■ **Stated problem**
Print them exactly: the lines from the beginning of the entries below through the line that contains "from matplotlib.patches import", and only those, with the pictures left out.

* START Task data *

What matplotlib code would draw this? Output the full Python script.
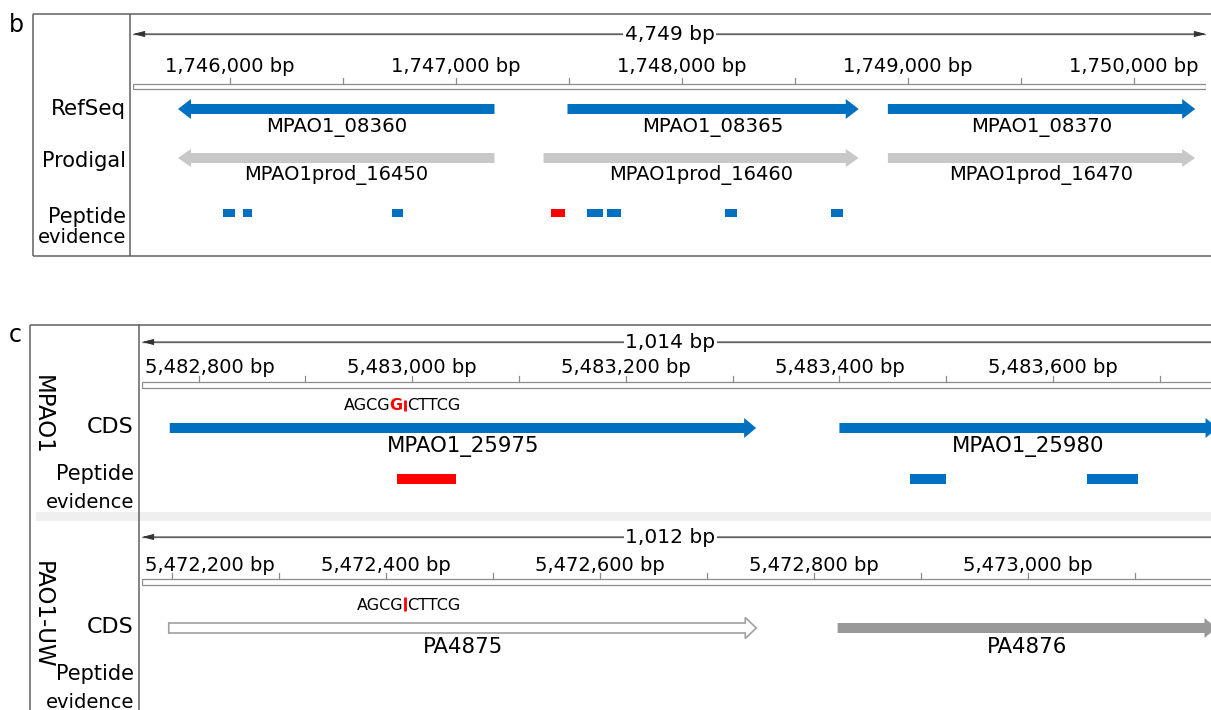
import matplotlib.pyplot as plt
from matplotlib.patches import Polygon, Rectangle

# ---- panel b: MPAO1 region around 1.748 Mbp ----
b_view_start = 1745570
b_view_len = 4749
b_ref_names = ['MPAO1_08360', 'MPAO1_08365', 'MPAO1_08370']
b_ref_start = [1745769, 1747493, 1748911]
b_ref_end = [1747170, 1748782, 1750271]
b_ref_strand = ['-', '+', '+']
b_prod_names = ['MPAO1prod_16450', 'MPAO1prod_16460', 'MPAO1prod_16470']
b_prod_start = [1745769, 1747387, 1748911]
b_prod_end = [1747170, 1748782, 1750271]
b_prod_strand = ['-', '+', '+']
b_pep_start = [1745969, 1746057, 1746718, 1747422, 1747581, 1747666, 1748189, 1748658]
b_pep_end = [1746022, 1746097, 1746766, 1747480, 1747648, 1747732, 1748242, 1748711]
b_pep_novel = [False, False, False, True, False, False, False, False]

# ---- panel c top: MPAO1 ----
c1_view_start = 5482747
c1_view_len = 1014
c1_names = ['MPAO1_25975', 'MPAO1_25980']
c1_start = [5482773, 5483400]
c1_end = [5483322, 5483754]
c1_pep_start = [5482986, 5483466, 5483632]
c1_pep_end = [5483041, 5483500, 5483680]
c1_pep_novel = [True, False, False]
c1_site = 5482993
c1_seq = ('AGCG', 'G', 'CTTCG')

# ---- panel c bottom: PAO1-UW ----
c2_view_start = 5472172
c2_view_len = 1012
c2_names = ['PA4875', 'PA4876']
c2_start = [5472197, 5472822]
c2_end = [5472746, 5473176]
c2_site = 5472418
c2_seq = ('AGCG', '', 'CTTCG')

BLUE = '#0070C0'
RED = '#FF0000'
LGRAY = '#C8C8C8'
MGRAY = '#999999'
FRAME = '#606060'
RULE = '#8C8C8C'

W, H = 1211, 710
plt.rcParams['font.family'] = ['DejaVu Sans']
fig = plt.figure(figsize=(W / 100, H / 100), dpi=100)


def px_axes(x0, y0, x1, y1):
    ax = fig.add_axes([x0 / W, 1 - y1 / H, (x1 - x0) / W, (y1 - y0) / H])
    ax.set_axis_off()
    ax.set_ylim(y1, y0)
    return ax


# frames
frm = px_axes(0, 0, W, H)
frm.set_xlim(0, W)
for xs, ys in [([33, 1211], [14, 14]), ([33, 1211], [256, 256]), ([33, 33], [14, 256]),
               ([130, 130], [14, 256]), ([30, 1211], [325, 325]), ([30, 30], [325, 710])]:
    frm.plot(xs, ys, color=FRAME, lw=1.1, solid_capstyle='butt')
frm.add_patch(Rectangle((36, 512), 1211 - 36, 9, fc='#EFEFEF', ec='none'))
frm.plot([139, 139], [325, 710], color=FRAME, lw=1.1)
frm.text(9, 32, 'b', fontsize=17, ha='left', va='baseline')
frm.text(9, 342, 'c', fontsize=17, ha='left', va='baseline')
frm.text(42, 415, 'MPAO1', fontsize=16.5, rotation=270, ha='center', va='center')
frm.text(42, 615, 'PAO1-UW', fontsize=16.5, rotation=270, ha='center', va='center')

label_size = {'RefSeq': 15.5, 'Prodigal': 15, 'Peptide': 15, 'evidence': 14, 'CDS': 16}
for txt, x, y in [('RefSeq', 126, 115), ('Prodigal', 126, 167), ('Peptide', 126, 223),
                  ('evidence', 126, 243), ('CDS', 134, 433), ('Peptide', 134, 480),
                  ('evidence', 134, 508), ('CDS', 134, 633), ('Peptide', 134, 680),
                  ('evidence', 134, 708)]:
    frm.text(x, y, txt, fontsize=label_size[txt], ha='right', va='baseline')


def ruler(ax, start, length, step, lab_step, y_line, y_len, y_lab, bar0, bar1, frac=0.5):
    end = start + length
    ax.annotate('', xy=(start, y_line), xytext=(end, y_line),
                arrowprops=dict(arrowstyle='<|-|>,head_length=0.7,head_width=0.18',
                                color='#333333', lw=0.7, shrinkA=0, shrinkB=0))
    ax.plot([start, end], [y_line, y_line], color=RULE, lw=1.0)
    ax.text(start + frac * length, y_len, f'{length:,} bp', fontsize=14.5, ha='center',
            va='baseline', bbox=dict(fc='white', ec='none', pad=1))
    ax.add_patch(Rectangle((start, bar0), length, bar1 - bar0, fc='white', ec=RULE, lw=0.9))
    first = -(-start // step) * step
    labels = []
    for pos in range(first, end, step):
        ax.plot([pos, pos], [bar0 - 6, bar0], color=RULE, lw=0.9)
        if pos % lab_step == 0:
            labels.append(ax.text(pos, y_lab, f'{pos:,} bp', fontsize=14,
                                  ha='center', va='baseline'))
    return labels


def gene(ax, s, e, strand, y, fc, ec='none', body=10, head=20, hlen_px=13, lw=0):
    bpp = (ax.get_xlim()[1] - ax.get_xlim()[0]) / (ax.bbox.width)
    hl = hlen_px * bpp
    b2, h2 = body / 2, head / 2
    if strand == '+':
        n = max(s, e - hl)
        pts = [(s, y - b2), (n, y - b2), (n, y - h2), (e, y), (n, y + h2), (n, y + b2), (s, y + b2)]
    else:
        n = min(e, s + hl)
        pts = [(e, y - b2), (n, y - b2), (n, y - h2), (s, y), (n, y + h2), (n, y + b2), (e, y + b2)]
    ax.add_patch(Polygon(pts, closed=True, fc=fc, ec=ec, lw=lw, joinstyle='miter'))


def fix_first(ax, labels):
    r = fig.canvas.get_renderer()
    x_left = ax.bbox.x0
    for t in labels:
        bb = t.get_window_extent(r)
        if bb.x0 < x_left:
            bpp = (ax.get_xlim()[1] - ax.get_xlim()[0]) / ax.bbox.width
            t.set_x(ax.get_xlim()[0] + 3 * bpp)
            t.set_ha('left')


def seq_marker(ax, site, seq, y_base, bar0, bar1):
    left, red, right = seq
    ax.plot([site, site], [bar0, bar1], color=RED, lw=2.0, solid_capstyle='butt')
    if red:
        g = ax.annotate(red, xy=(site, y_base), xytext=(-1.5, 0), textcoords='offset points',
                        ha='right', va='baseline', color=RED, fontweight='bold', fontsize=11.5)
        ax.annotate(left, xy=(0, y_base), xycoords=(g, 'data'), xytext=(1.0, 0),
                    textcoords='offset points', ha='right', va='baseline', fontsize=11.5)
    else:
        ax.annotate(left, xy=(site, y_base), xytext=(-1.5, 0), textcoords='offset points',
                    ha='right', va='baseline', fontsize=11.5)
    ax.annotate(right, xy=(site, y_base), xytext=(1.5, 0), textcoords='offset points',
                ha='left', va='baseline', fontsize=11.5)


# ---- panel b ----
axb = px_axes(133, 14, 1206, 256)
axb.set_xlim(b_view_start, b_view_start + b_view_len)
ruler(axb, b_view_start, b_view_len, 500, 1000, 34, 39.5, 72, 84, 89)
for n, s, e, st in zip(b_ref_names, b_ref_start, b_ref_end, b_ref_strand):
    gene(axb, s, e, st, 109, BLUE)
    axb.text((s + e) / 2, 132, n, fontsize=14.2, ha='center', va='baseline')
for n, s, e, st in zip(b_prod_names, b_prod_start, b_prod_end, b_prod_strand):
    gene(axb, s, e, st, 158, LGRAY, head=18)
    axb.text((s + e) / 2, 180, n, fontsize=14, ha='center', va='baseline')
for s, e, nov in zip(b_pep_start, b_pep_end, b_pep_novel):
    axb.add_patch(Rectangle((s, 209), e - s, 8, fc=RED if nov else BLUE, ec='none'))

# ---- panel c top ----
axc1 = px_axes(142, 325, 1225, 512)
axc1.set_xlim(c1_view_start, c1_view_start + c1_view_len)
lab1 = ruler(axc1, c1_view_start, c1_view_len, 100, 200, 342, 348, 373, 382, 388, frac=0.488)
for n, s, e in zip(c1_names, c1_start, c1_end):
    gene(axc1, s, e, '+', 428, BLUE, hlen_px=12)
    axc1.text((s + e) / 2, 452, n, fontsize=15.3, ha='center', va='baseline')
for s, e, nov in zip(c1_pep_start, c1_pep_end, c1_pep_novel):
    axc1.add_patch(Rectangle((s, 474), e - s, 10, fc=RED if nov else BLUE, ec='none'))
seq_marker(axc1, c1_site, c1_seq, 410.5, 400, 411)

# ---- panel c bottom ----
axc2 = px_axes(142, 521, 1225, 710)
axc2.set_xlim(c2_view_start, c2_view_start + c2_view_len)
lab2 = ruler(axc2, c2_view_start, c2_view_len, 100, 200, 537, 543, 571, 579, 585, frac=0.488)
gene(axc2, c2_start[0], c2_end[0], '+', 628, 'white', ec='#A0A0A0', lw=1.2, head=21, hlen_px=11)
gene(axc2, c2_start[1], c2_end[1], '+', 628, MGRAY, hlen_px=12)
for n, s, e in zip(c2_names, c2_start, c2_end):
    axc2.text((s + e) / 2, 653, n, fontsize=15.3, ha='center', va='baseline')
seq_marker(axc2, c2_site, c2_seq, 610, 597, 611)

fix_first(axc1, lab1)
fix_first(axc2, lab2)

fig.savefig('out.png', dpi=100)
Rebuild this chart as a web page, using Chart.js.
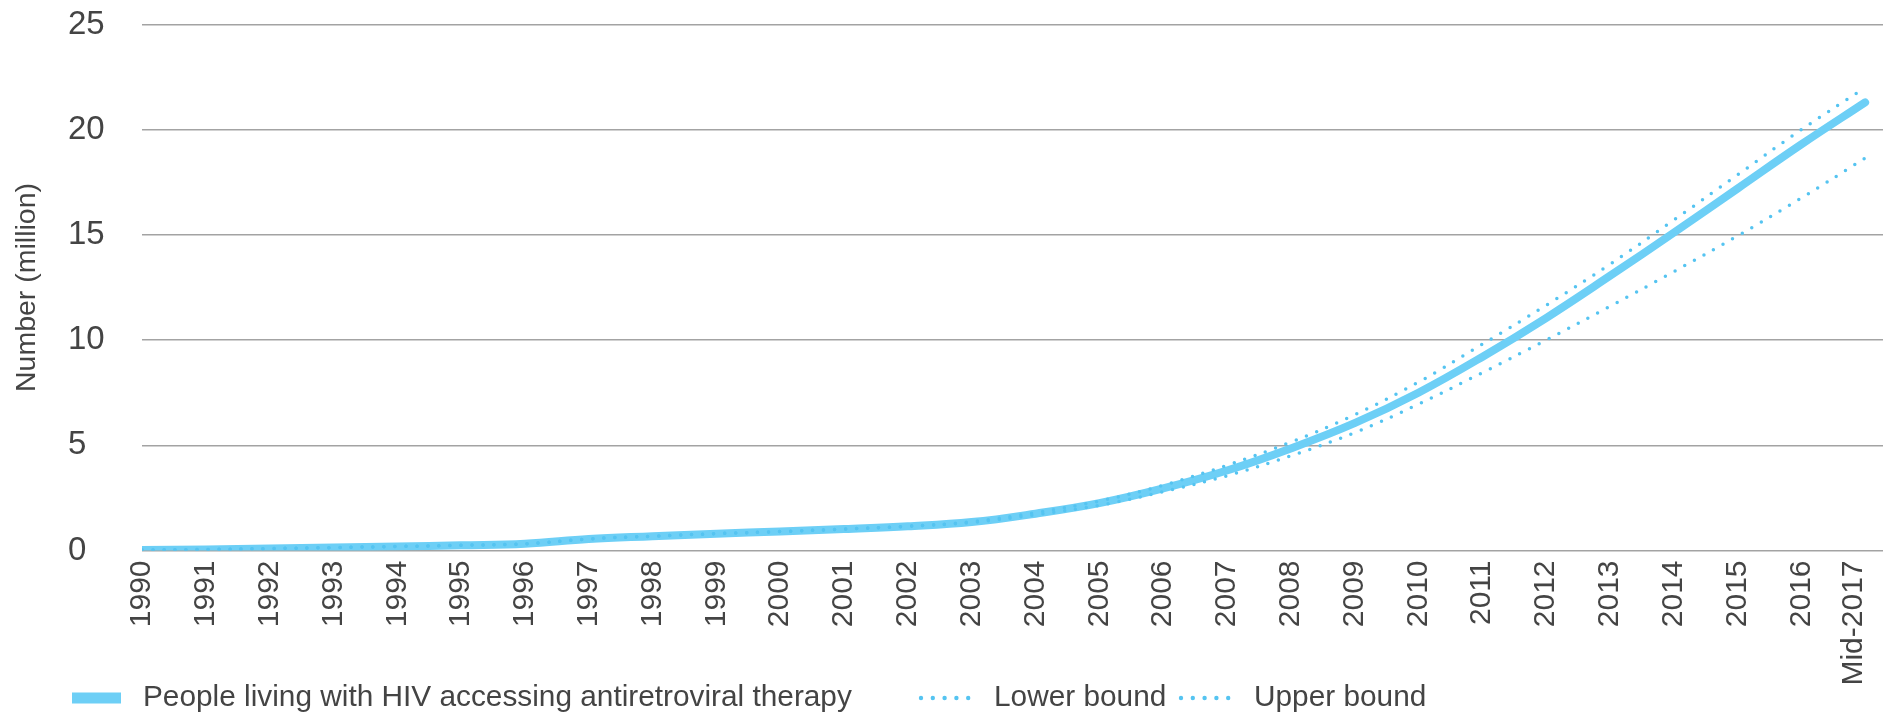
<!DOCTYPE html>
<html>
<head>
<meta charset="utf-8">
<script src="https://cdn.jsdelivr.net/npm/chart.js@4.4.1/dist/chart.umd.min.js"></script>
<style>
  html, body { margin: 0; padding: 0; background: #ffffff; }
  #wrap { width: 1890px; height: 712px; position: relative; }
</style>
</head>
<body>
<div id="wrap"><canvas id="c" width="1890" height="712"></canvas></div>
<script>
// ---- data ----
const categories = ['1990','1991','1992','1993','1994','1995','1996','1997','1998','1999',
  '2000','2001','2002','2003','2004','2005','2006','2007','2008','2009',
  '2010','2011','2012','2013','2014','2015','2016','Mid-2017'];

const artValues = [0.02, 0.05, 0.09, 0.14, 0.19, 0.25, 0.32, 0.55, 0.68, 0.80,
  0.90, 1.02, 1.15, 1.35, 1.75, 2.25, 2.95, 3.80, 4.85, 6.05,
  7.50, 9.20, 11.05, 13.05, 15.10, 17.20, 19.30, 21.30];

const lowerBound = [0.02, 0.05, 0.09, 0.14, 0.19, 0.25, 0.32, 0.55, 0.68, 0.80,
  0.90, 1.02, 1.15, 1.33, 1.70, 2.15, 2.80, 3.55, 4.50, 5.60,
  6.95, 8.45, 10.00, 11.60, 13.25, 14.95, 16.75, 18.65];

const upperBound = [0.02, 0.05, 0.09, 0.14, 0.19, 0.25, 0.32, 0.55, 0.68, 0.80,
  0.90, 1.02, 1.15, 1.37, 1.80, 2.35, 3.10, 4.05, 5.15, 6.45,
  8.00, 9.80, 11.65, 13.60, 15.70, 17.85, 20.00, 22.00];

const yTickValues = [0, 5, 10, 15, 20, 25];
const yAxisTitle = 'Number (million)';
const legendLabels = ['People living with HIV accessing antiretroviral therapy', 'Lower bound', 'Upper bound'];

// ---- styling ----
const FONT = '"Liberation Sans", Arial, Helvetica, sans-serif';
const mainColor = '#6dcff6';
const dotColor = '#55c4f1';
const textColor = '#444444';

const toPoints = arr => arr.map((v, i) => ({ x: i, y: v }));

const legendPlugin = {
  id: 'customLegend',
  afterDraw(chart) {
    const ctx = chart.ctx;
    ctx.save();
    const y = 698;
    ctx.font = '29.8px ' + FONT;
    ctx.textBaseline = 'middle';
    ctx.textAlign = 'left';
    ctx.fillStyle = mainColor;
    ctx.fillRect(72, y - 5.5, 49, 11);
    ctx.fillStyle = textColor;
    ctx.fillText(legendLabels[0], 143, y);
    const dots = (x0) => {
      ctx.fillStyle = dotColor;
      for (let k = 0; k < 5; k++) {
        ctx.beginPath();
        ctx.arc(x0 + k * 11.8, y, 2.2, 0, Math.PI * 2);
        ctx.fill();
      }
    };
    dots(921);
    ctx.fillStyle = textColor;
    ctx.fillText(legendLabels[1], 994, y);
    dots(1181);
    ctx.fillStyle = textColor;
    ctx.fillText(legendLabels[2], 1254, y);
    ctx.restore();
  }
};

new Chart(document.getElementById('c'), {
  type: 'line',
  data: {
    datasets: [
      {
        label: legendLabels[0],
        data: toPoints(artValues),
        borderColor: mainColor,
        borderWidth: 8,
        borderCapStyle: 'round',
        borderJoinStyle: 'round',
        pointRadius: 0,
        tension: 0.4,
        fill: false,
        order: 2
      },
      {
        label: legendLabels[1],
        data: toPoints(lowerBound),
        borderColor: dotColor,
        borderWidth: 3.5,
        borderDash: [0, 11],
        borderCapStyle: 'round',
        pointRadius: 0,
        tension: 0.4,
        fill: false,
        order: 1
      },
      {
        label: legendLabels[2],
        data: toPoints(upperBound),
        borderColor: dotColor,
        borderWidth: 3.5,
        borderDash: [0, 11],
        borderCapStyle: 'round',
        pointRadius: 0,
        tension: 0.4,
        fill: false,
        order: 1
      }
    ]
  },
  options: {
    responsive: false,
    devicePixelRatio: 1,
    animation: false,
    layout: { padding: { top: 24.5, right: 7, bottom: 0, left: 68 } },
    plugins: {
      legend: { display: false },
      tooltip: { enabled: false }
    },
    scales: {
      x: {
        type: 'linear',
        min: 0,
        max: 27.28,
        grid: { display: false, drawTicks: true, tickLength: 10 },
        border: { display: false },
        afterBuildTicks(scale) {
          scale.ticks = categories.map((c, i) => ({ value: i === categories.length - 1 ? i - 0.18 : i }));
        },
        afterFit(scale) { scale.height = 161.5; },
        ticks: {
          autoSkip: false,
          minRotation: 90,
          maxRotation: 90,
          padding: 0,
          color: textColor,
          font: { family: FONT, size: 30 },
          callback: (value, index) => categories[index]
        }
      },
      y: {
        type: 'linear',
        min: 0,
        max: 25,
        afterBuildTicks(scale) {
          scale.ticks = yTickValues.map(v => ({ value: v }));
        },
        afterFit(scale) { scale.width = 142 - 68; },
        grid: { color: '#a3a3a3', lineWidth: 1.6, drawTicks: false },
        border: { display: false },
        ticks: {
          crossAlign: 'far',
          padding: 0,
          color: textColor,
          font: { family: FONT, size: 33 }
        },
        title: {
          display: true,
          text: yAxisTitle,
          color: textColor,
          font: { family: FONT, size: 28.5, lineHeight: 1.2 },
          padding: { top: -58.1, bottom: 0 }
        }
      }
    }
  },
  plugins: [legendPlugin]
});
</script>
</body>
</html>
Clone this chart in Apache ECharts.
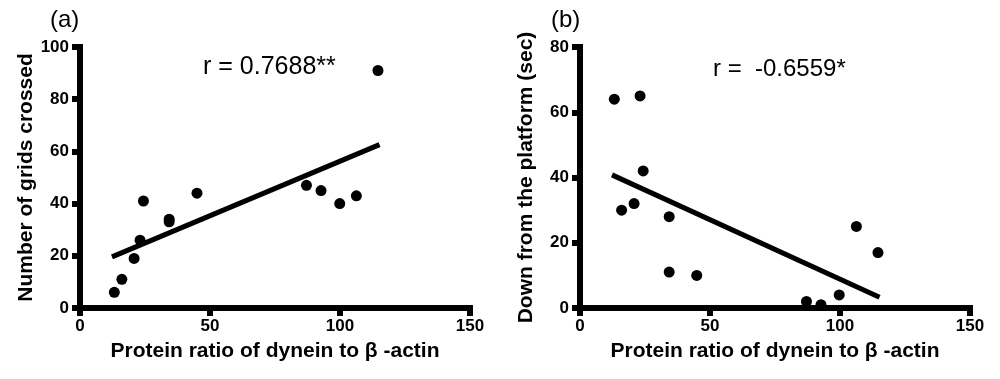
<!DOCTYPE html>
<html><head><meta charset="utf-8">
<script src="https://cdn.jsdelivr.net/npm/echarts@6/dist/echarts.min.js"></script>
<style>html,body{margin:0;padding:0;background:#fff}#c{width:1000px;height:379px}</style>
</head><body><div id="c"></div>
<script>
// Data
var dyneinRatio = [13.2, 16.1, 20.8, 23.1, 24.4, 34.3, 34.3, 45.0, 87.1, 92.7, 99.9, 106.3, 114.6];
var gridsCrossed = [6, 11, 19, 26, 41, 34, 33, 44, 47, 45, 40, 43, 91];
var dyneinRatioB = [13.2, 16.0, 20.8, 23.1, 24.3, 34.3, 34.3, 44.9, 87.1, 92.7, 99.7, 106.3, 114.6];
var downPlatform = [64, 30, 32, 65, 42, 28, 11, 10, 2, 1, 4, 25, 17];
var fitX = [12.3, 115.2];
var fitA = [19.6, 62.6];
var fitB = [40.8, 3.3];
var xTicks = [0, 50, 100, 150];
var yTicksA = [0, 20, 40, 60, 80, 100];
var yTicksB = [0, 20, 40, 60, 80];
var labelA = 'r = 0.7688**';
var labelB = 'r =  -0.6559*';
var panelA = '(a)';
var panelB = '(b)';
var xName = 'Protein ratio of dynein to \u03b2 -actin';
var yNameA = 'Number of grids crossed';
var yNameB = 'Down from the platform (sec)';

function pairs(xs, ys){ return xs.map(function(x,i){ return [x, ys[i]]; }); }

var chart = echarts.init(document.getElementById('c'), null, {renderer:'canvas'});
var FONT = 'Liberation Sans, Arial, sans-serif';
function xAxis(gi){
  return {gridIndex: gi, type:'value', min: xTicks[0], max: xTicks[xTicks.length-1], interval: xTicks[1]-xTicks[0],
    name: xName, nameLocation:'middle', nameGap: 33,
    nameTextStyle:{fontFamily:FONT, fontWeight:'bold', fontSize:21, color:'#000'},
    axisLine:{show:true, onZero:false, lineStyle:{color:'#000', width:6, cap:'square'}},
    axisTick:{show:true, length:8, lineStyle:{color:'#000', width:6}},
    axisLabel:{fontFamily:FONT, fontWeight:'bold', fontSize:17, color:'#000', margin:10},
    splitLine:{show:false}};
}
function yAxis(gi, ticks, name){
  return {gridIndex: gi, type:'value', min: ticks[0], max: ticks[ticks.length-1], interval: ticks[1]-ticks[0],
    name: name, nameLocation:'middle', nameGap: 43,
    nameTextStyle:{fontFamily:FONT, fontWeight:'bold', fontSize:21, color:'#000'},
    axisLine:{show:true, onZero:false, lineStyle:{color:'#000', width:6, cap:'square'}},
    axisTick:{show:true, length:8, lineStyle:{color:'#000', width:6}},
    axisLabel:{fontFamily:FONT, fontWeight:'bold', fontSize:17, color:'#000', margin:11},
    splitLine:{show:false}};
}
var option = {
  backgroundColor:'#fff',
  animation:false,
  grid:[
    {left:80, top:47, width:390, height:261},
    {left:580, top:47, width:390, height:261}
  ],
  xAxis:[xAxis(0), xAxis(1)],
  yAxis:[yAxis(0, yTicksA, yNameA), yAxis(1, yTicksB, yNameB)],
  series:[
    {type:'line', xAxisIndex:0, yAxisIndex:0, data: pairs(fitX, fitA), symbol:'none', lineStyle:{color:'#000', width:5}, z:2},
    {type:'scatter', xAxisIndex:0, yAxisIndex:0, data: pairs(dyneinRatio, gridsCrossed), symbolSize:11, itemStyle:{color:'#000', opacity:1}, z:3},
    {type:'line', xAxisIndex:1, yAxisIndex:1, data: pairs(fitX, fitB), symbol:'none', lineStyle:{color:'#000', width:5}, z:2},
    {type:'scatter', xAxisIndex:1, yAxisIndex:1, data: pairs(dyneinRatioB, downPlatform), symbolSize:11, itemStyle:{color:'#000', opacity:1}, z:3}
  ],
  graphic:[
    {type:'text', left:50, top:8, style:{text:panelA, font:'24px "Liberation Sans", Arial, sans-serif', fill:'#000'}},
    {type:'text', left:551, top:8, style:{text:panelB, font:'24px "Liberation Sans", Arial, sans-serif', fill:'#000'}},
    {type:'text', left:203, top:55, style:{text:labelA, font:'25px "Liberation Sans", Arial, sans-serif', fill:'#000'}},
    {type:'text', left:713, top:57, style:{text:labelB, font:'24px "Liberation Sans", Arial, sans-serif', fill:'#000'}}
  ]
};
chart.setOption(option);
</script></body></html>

* END Task data *

■ **Correct output**
What matplotlib code would draw this? Output the full Python script.
import matplotlib.pyplot as plt
from matplotlib.patches import Polygon, Rectangle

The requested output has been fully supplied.